● **DIRECTION**: Examine the records and identify each line that includes the string "this". Copy those lines.

● **STORED DATA**:
════════════════════

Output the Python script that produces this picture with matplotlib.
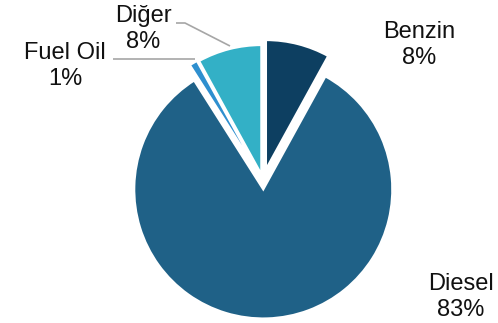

════════════════════

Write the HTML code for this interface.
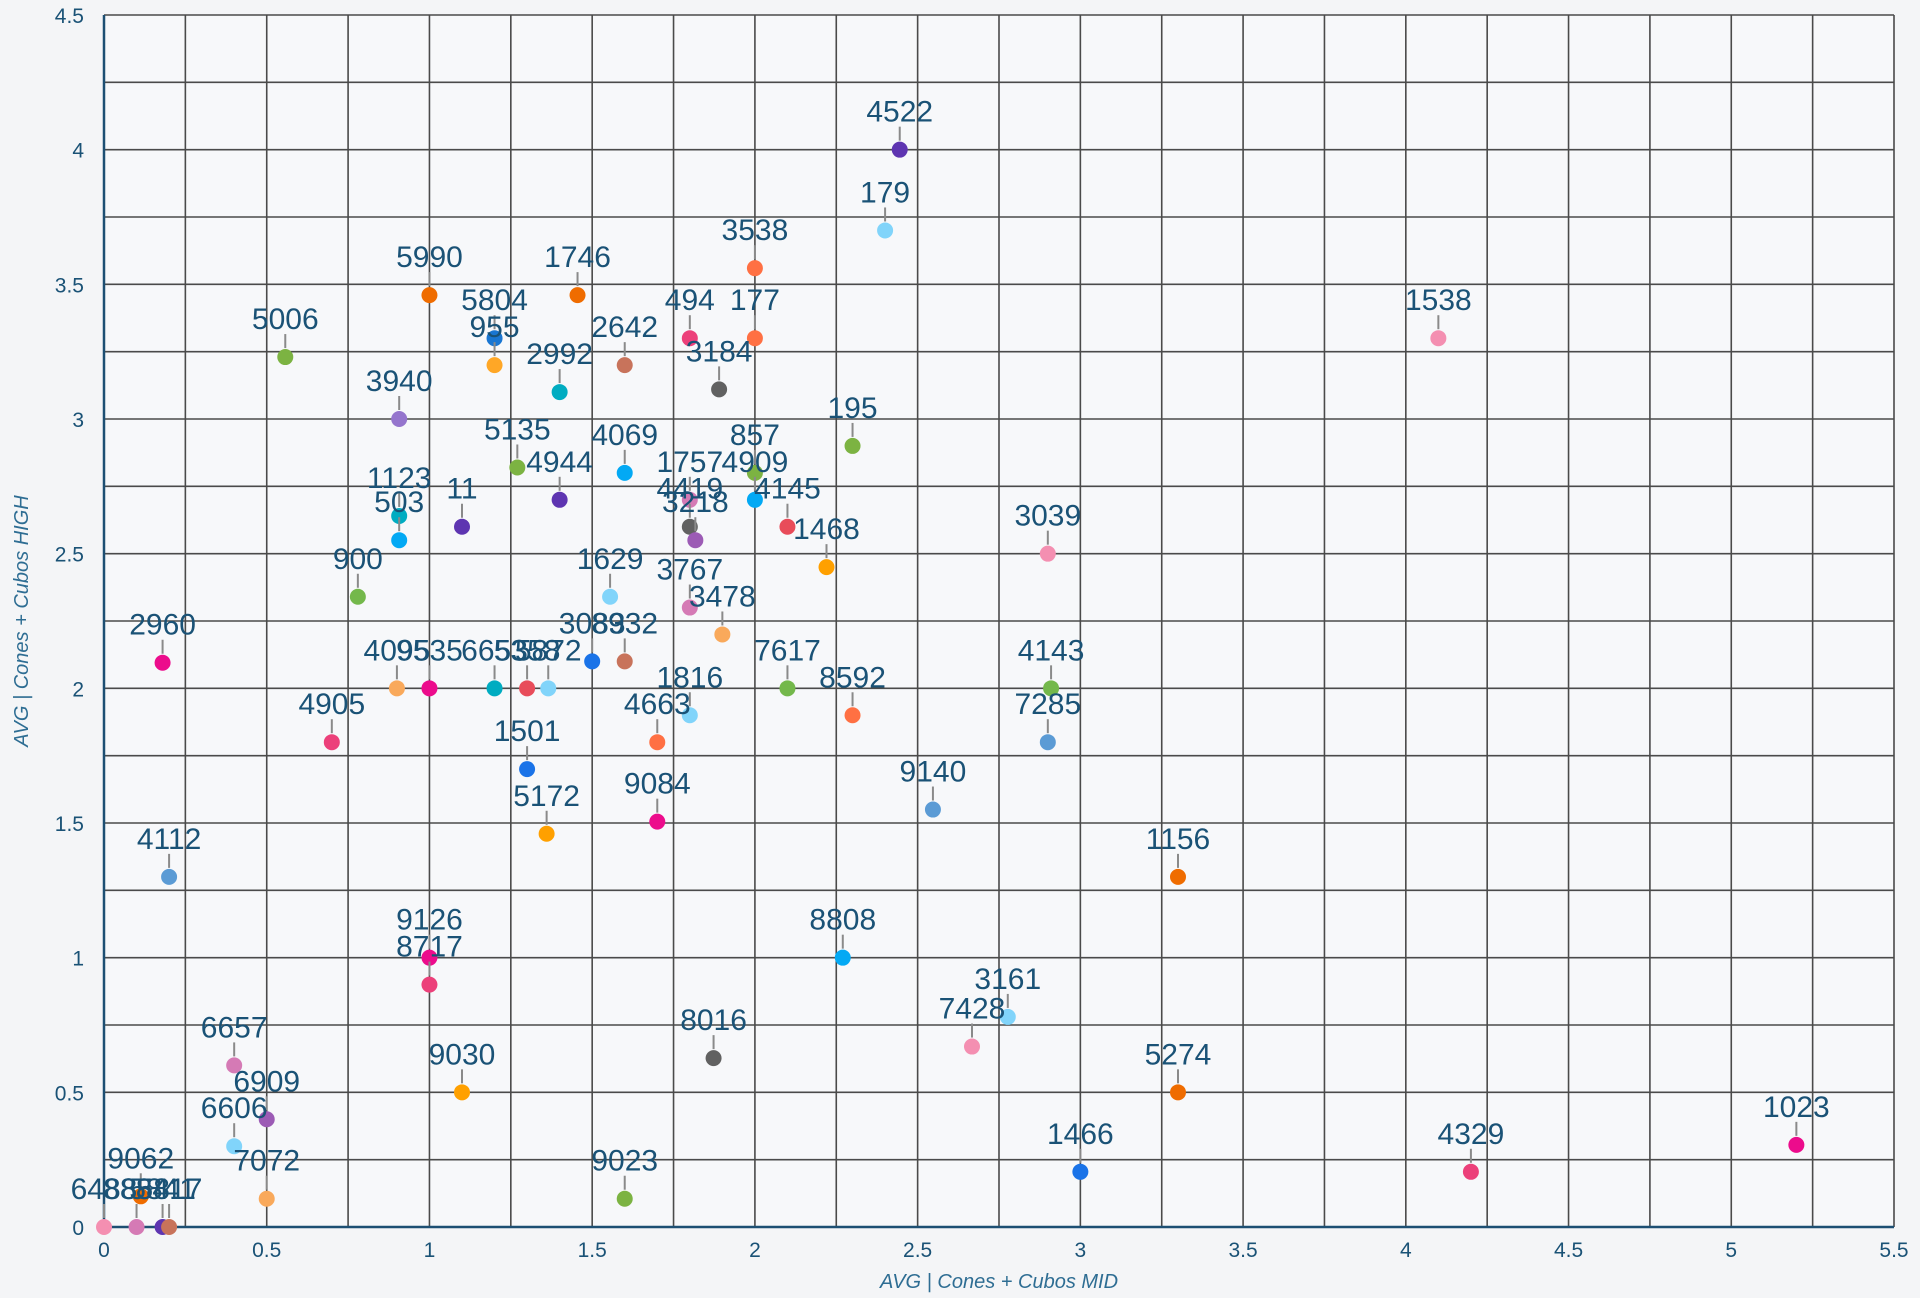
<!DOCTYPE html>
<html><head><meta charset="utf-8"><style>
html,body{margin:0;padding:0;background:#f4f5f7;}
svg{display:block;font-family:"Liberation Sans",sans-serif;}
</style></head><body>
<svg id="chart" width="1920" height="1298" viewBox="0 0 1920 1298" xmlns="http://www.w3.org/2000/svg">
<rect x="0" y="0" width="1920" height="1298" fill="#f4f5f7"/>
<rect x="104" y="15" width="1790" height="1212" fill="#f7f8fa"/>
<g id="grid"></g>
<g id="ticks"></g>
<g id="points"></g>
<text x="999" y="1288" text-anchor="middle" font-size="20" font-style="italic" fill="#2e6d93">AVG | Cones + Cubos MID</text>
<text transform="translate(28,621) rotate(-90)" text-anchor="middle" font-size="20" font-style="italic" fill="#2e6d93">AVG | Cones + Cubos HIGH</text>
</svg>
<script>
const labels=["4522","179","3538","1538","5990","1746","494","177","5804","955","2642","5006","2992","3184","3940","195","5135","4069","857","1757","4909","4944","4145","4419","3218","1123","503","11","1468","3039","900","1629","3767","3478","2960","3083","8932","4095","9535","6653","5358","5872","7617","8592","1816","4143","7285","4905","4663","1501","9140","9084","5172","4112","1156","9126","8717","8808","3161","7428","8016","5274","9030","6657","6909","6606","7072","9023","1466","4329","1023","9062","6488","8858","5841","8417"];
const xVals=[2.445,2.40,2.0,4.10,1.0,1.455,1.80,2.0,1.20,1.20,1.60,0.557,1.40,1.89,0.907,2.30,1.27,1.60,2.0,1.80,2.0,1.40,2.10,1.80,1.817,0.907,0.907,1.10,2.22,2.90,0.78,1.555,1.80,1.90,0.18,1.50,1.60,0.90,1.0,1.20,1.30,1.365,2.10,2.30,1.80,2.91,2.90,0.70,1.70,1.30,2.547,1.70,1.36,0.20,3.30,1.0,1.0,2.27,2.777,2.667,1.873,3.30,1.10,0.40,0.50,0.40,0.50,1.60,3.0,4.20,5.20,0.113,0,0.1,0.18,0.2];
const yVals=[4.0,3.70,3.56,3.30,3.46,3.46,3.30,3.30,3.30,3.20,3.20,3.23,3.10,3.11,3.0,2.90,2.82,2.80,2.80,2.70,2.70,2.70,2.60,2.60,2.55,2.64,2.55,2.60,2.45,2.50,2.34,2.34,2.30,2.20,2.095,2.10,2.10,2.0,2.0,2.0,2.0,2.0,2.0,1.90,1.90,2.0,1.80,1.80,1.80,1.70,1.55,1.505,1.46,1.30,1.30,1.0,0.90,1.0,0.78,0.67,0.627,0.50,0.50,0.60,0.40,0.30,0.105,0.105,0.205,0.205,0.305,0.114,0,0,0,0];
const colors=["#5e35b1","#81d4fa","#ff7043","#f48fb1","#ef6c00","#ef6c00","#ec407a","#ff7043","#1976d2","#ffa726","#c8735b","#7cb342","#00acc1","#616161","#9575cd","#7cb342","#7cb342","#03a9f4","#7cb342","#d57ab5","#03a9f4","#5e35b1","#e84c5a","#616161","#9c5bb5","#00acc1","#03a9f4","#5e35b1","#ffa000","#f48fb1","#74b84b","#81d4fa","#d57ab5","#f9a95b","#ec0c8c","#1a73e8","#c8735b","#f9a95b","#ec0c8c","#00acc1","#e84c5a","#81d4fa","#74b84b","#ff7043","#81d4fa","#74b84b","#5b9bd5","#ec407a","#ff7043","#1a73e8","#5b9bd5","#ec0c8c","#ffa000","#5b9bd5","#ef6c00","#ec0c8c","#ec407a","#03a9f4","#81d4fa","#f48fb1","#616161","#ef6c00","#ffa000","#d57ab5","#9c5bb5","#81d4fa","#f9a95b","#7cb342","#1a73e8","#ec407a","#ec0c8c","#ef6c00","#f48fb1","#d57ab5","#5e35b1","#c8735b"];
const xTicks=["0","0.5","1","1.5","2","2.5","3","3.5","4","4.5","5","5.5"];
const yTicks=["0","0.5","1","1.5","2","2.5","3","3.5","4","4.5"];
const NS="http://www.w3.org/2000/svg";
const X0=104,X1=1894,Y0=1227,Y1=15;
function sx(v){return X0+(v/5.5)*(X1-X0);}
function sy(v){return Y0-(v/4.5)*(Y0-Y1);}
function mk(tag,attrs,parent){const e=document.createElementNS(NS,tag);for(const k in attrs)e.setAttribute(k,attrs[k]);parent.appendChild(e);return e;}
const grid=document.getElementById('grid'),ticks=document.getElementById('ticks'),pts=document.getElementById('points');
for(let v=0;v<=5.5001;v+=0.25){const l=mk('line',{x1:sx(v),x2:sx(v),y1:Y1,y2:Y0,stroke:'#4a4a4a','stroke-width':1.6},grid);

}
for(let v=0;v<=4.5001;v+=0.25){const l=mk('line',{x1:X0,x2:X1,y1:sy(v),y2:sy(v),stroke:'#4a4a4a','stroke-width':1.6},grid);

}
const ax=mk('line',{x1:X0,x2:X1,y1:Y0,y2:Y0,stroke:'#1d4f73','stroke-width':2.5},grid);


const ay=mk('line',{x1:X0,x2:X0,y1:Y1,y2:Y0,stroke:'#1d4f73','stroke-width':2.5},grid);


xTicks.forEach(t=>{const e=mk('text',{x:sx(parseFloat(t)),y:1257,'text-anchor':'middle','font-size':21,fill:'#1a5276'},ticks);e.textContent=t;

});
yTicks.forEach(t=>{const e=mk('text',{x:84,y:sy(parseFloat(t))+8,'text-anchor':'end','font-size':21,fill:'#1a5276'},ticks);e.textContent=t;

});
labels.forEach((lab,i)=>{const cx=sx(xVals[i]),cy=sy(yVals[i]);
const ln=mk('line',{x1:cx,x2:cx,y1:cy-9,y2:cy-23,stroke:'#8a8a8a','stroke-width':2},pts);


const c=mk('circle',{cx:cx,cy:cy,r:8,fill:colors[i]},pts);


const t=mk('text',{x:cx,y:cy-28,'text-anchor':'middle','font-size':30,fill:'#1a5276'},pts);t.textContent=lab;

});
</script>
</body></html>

════════════════════

● **EXERCISE SOLUTION**:
Output the Python script that produces this picture with matplotlib.
Write the HTML code for this interface.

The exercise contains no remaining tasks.